begin RECORDS FOR THIS EXERCISE

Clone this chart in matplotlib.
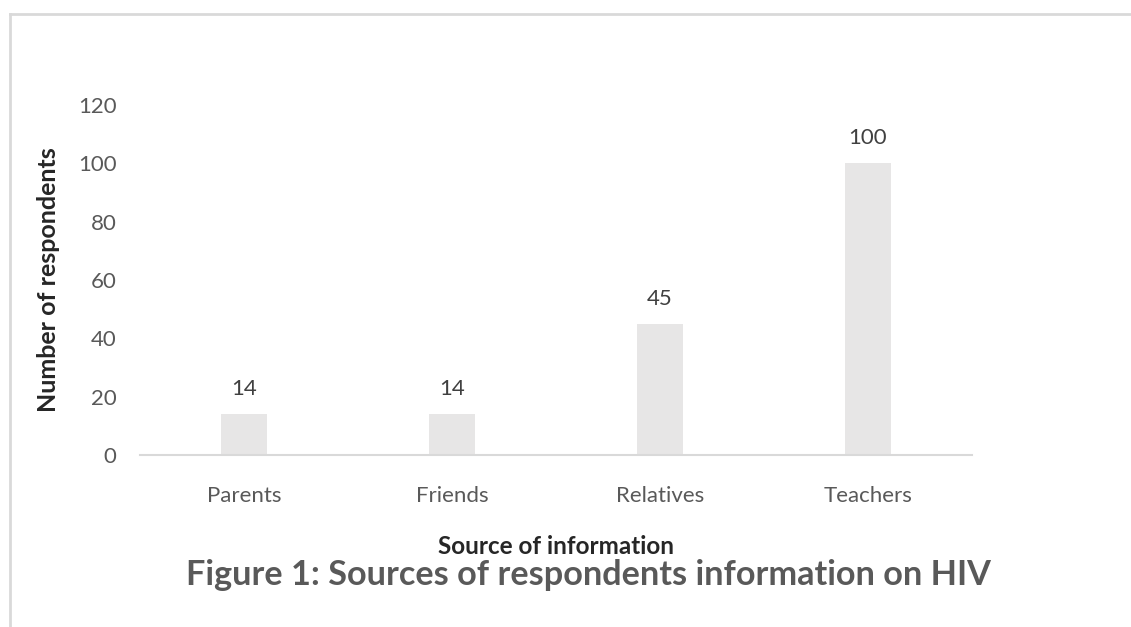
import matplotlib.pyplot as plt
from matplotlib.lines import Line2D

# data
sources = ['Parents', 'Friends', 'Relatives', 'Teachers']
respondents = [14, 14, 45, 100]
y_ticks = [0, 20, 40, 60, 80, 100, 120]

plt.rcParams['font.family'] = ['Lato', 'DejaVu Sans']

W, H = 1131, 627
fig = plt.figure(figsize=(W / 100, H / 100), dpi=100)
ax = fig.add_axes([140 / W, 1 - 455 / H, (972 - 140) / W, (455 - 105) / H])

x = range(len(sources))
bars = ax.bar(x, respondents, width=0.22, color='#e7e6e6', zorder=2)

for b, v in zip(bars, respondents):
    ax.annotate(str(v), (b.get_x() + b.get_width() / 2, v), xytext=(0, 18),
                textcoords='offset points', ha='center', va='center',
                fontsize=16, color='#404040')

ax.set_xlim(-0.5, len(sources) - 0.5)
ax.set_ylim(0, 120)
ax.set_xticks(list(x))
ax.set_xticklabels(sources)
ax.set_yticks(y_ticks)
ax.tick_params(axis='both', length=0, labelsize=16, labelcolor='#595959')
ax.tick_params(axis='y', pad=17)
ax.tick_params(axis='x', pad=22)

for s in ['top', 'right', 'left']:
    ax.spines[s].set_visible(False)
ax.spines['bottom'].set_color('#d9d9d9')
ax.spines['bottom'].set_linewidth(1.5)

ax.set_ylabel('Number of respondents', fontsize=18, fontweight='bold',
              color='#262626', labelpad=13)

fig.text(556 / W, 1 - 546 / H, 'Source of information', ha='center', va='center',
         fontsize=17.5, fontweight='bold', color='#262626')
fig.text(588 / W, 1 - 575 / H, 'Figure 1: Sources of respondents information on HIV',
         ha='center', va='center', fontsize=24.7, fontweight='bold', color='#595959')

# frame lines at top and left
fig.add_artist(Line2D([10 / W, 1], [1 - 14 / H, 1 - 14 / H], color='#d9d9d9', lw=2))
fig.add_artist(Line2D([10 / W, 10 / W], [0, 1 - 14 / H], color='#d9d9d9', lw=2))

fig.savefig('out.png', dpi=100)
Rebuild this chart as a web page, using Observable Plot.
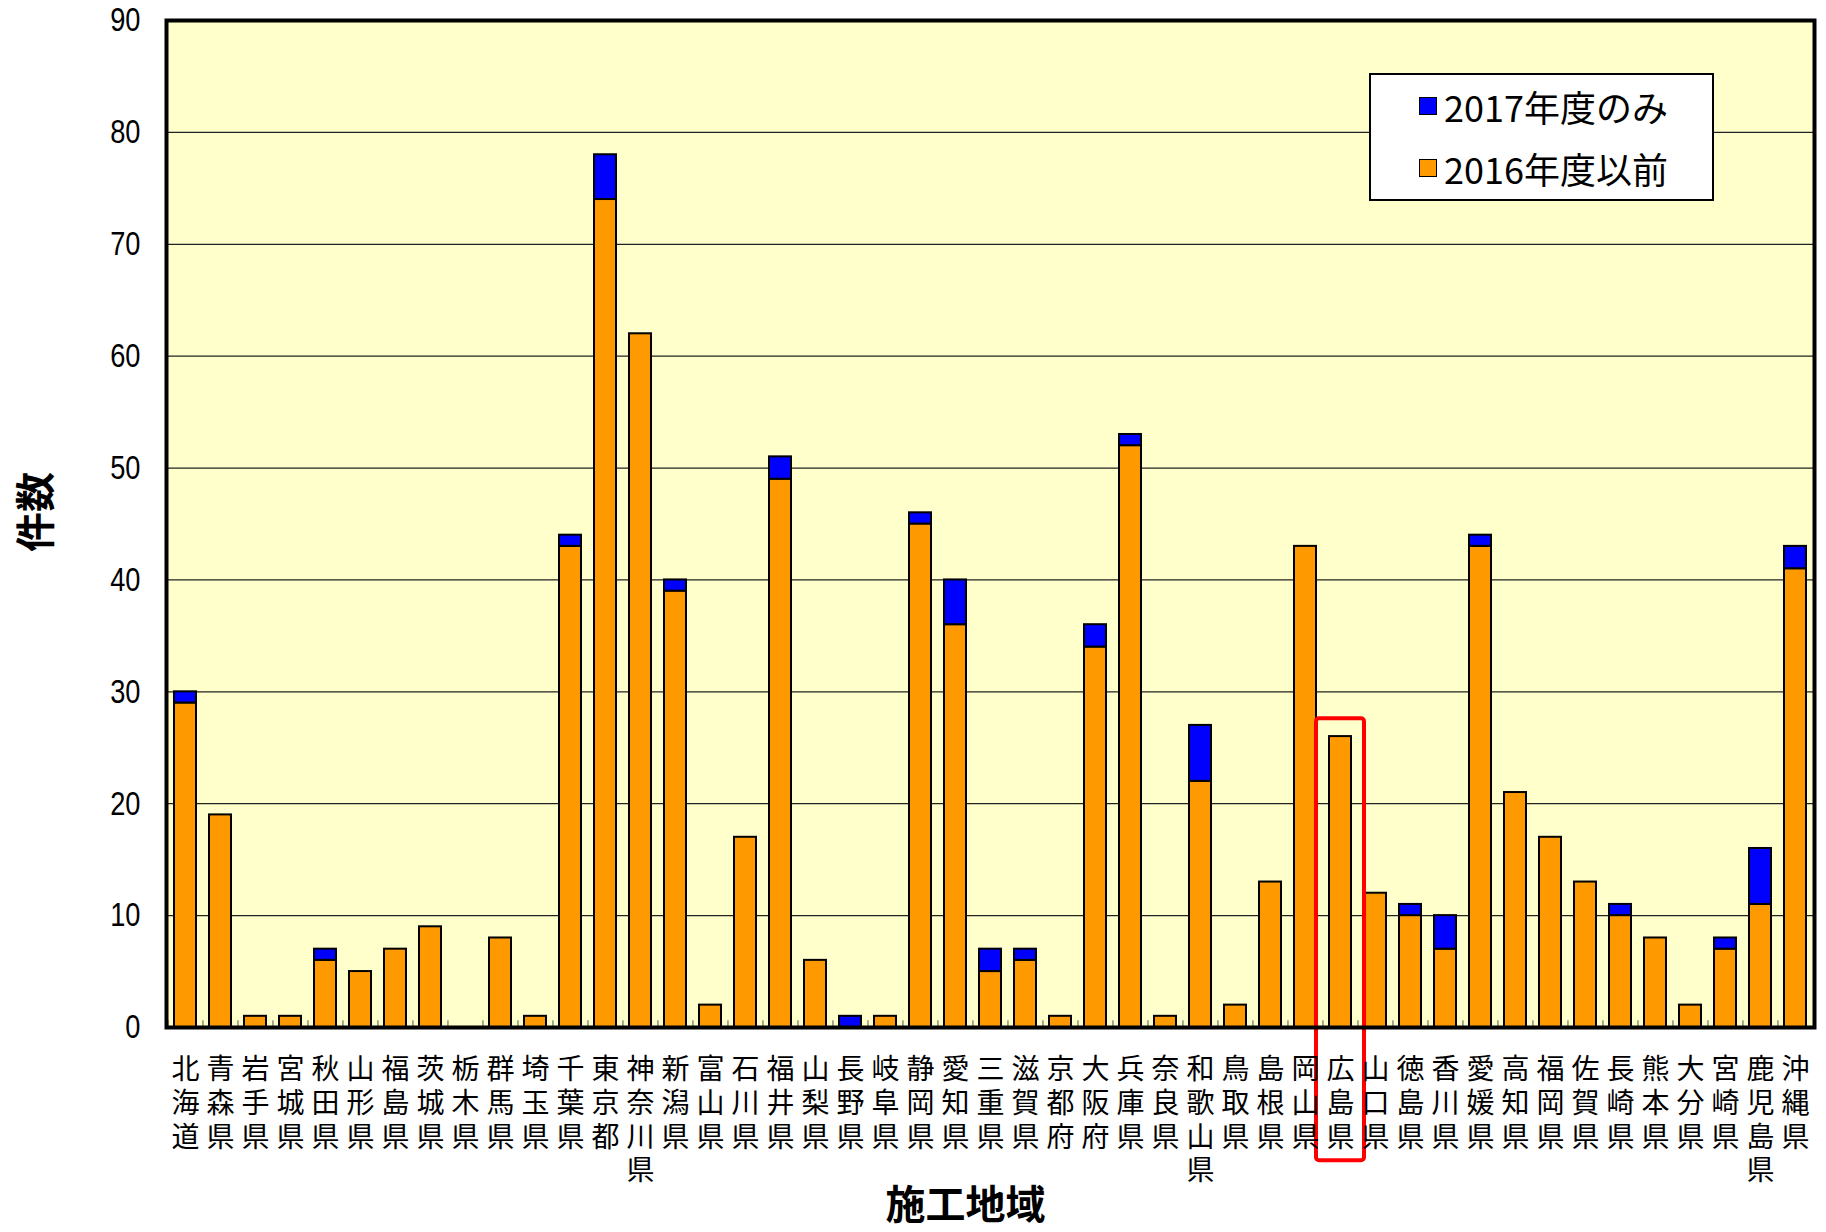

end RECORDS FOR THIS EXERCISE

## REQUIREMENT
Where a line above contains the string "chart", copy that line.

## OUTPUT FOR THIS EXERCISE
Clone this chart in matplotlib.
Rebuild this chart as a web page, using Observable Plot.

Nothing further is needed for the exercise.